→ **Written exercise**: Count the lines containing "code". Give the number alone.

→ **Excerpted data**:
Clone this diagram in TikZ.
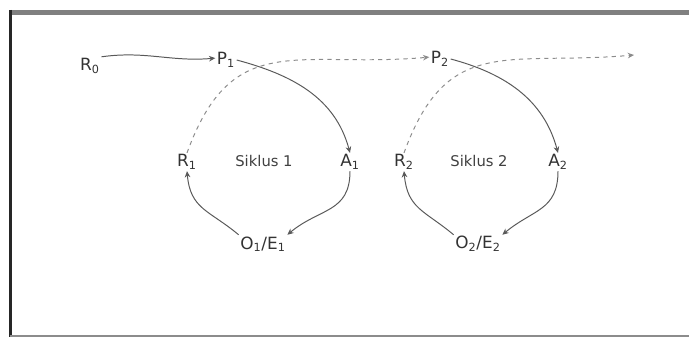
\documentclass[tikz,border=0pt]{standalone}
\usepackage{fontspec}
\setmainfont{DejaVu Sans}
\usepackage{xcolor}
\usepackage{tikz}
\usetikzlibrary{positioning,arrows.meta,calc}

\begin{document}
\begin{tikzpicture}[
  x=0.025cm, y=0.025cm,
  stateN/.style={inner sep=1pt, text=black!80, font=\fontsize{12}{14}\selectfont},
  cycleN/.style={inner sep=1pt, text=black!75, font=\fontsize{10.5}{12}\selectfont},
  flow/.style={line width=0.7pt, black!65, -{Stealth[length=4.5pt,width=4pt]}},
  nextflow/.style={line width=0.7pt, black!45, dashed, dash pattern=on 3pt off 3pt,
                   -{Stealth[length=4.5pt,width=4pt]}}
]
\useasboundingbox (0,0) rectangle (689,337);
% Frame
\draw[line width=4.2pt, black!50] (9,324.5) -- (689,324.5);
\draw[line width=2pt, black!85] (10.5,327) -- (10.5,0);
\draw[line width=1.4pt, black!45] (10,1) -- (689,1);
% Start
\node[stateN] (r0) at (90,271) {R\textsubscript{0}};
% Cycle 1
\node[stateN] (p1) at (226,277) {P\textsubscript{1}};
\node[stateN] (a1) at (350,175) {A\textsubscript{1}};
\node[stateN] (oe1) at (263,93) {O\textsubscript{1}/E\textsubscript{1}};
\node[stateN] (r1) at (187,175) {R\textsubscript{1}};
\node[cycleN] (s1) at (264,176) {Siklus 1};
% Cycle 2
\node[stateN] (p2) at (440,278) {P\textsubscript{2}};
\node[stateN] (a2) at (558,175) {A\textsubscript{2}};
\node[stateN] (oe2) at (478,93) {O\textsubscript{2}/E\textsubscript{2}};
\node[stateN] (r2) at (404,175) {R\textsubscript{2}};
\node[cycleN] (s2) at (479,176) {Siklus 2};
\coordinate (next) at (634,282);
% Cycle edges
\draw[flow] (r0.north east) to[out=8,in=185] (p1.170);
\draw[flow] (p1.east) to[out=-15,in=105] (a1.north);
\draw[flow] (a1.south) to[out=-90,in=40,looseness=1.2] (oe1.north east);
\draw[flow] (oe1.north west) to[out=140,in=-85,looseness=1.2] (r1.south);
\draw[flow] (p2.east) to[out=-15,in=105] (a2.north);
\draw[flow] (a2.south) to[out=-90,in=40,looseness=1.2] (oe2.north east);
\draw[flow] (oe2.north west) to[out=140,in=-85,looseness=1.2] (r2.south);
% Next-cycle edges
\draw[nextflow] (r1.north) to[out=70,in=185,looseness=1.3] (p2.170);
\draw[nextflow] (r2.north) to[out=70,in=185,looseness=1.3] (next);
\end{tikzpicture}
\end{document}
* * *
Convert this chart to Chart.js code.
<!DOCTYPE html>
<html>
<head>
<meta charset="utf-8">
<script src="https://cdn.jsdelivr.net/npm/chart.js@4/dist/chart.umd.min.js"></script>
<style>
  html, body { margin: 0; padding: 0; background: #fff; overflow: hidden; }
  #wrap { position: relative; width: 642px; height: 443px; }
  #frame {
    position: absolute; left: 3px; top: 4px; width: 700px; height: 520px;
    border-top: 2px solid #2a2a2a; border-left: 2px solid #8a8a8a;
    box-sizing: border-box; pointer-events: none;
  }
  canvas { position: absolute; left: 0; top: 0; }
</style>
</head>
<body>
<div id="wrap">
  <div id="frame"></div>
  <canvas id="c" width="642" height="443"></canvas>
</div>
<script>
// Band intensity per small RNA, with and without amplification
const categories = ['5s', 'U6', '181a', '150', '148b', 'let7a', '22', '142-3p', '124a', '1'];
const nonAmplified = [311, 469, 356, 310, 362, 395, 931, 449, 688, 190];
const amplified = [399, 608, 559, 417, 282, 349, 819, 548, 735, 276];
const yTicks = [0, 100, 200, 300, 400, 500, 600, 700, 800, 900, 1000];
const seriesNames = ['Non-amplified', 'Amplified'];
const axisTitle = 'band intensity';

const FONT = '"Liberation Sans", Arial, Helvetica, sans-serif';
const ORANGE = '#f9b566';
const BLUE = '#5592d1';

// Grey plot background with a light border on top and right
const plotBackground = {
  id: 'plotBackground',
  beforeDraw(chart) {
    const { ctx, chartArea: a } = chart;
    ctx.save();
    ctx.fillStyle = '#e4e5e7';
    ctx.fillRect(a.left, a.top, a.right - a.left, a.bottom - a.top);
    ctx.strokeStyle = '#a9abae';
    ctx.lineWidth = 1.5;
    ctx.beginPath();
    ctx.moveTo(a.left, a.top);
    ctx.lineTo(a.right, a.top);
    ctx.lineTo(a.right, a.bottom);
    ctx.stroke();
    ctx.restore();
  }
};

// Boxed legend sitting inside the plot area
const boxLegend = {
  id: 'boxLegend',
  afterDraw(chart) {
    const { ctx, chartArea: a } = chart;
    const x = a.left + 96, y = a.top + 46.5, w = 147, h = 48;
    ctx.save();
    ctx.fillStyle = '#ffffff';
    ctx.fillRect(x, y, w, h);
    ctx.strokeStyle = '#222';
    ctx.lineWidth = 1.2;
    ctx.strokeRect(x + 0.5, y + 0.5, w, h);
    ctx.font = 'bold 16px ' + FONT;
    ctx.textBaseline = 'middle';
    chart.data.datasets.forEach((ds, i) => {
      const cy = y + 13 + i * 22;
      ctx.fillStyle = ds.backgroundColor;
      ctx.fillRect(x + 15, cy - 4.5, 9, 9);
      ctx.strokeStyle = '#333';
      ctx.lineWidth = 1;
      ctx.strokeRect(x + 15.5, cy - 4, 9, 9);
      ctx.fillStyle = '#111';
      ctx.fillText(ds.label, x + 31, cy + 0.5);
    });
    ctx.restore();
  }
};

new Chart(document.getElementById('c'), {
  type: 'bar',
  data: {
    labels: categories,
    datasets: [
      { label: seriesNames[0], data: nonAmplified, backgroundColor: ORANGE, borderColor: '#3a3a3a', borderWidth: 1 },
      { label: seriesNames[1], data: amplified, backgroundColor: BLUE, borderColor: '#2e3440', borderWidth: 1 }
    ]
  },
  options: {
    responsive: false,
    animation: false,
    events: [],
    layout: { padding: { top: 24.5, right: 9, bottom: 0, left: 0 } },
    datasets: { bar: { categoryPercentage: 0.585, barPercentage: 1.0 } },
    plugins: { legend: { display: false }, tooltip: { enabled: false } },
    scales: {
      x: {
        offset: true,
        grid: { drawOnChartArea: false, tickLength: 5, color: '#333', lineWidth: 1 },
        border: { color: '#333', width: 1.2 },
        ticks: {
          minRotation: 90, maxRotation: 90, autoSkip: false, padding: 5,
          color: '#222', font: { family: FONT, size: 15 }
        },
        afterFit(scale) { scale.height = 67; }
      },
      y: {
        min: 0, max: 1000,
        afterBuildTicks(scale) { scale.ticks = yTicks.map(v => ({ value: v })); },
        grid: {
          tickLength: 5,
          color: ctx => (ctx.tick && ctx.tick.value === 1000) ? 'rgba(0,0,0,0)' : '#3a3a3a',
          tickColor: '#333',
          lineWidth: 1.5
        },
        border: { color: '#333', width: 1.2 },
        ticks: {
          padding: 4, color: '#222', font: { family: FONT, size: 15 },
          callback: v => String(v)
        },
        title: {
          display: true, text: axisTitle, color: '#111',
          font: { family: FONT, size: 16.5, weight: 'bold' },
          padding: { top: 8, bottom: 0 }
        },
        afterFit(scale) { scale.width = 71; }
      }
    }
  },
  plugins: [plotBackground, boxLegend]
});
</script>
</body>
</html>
---
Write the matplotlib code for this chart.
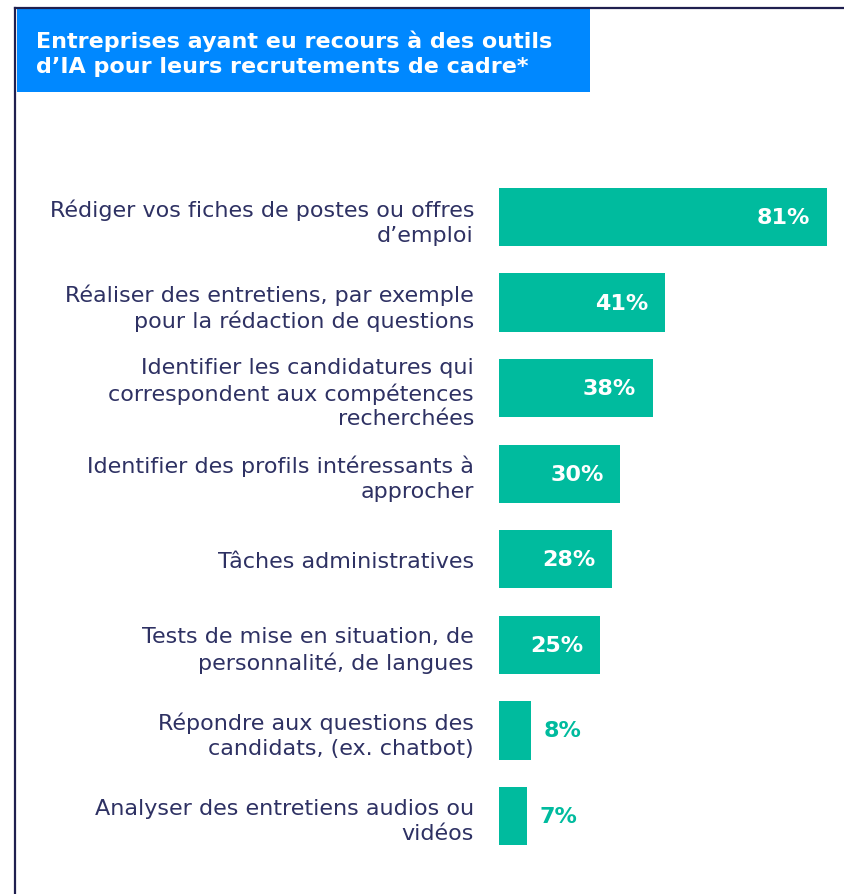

→ **Full response**: 2